Review: Viking: King’s Man – Tim Severin

Viking Kings Man Tim SeverinSeries: Viking 3

My version: Paperback
Genre: Historical Fiction, Viking Age
Publisher: Pan (Macmillan)
First published: 2005
Bought


Constantinople, 1035: Thorgils has become a member of the Varangian lifeguard and witnesses the glories of the richest city on earth but also the murderous ways of the imperial family. Under the leadership of warrior chief Harald Sigurdsson, he is set up as the unwitting bait in a deadly ambush to destroy Arab pirates harassing the Byzantine shipping lanes in the Mediterranean, and later joins a campaign to recover Sicily from the Saracens.
When Harald eventually ascends the throne of Norway, Thorgils is despatched on a secret mission to Duke William of Normandy with a plan to coordinate the twin invasions of England – Harald’s Norsemen across the North Sea and William’s Normans attacking across the Channel. On 19 September 1066, Harald’s fleet of three hundred ships sails up the Ouse, confident of success, but a prophetic dream warns Thorgils that Duke William has duped his allies and the Norsemen are heading for disaster at Stamford Bridge. Thorgils embarks upon a race against time to reach Harald and warn him before the battle begins. But will Odinn’s devout follower really be able to anticipate what fate has decreed and save the heritage of his Viking ancestors?


This is in essence, a different look at the Viking ‘swords and shields’ books that I like reading so much (Robert Low, Giles Kristian, etc). If you’re simply after swords and shields and bucket-loads of bloody raping and pillaging, this isn’t for you. This is much more. More a thorough tour round the 11th Century Viking world, wrapped in an really engaging and in the latter stages especially, thought-provoking story.

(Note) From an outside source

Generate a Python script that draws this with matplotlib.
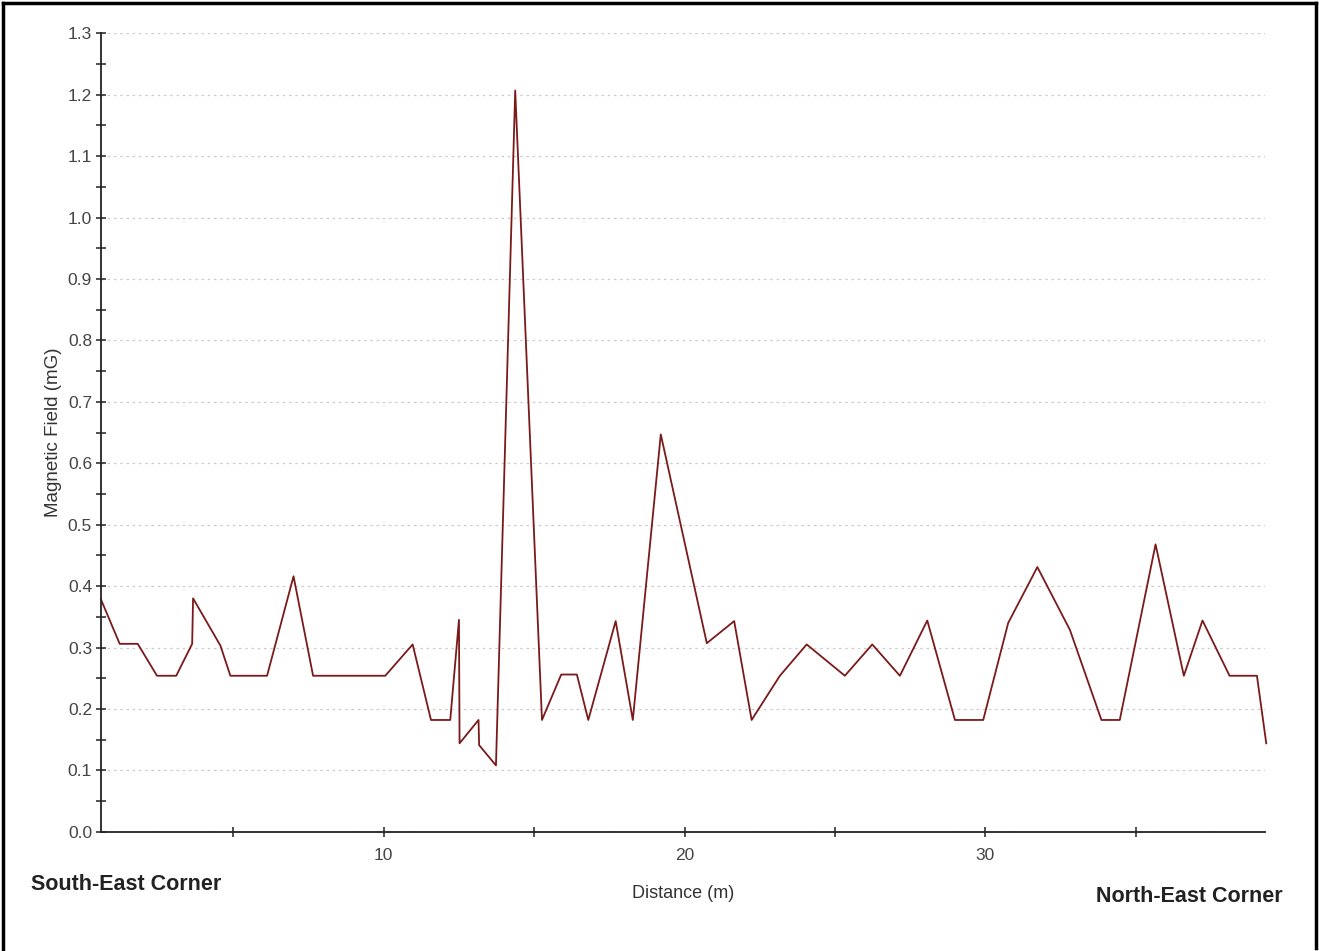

It is clear from this, the third and final book in the Viking series, that the whole story hinges on the ‘threat’ of the coming of Christianity (the ‘White Christ’) to the previously Pagan Scandinavian lands. A coming which pretty much was the reason for the end of the Viking era. We have followed someone called Thorgills, throughout the series, but it is really first here, in number three, that it becomes clear that he too can see the writing on the wall, that Christianity is probably unstoppable. At the same time, a lot of his motivation in making the decisions he makes, is in the hope of finding a way of halting that flow of Christianity and turning the good, honest, hard-working ordinary Viking people, back to ‘the old ways’. In Harald Hardrada, he thinks he had found ‘the symbol of my yearning that it might be possible to restore the glories of the past.’ Problem is, Harald does want to restore the glories of the past, just different glories to those of Thorgills’. Both want to be a new Knud/Knut (if you’re a Scandinavian reader), Canute (if you’re English). Harald wants to be the Scandinavian Knud, who ruled Norway, Denmark and large parts of England, while Thorgills is really in essence like what we English remember Canute for – trying to hold back the waves, in this case, of Christanity.

The honesty and quiet nobility of the Pagan ways as practiced by ordinary people, is many times contrasted with the corrupt, power-hungry, un-forgiving and elitist new Christianity. Especially in the contrast between Thorgills’ life in the Varangian guard in Constantinople and his later living on a poor farm, with his wife, on the Swedish border with Norway. Yet the underlying similarities in all religions, to the ordinary man or woman in the street or field are also stressed. The only thing that is different in a lot of cases, is the names – and in ‘Viking’, the people following those religions.

Whilst it had been a while since I had read number two, and had read several others in the same field in between, I had no difficulty re-picturing the main character, previous events and where we were now. He clearly has done his research exceptionally well (I have, down the years, built up a reasonable knowledge of Viking history, and I do now, after all, live in a Viking country!) and if you know anything about the Varangian Guard in Constantinople, Scandinavia in the 10th Century (you’d be surprised, you do!), King Harold, the Bayeux Tapestry, William ‘the Conqueror’ and the preparation for and the events of, 1066…you’ll find it all woven in here. There was only once where I thought I was going to have to suspend belief about Thorgills’ being in the right Viking place at the right time in Viking history – and you probably need to know your Shakespeare – where I raised an eyebrow slightly, but without looking into the facts and the dates, I’m not going to be too hard on him for it.

For anyone with even a passing interest in the ‘real’ Viking world and history, this will be a wonderfully rewarding read. A textbook with a story wrapped around it isn’t such a bad thing, when it’s done so well as this Viking saga. I thoroughly enjoyed ‘The Kings Man’ and found it the best of the ‘Viking’ volumes (I did wonder if a compendium (?) single volume edition might be a nice idea). The whole story is interesting, involving and well-written, the main characters are fully-realised and believable – I was genuinely upset with one development towards the end of the story – and the final passages are a poignant and thought-provoking look at the ending of the Viking world, seen by a believer in ‘the old ways’; a true ‘Viking’.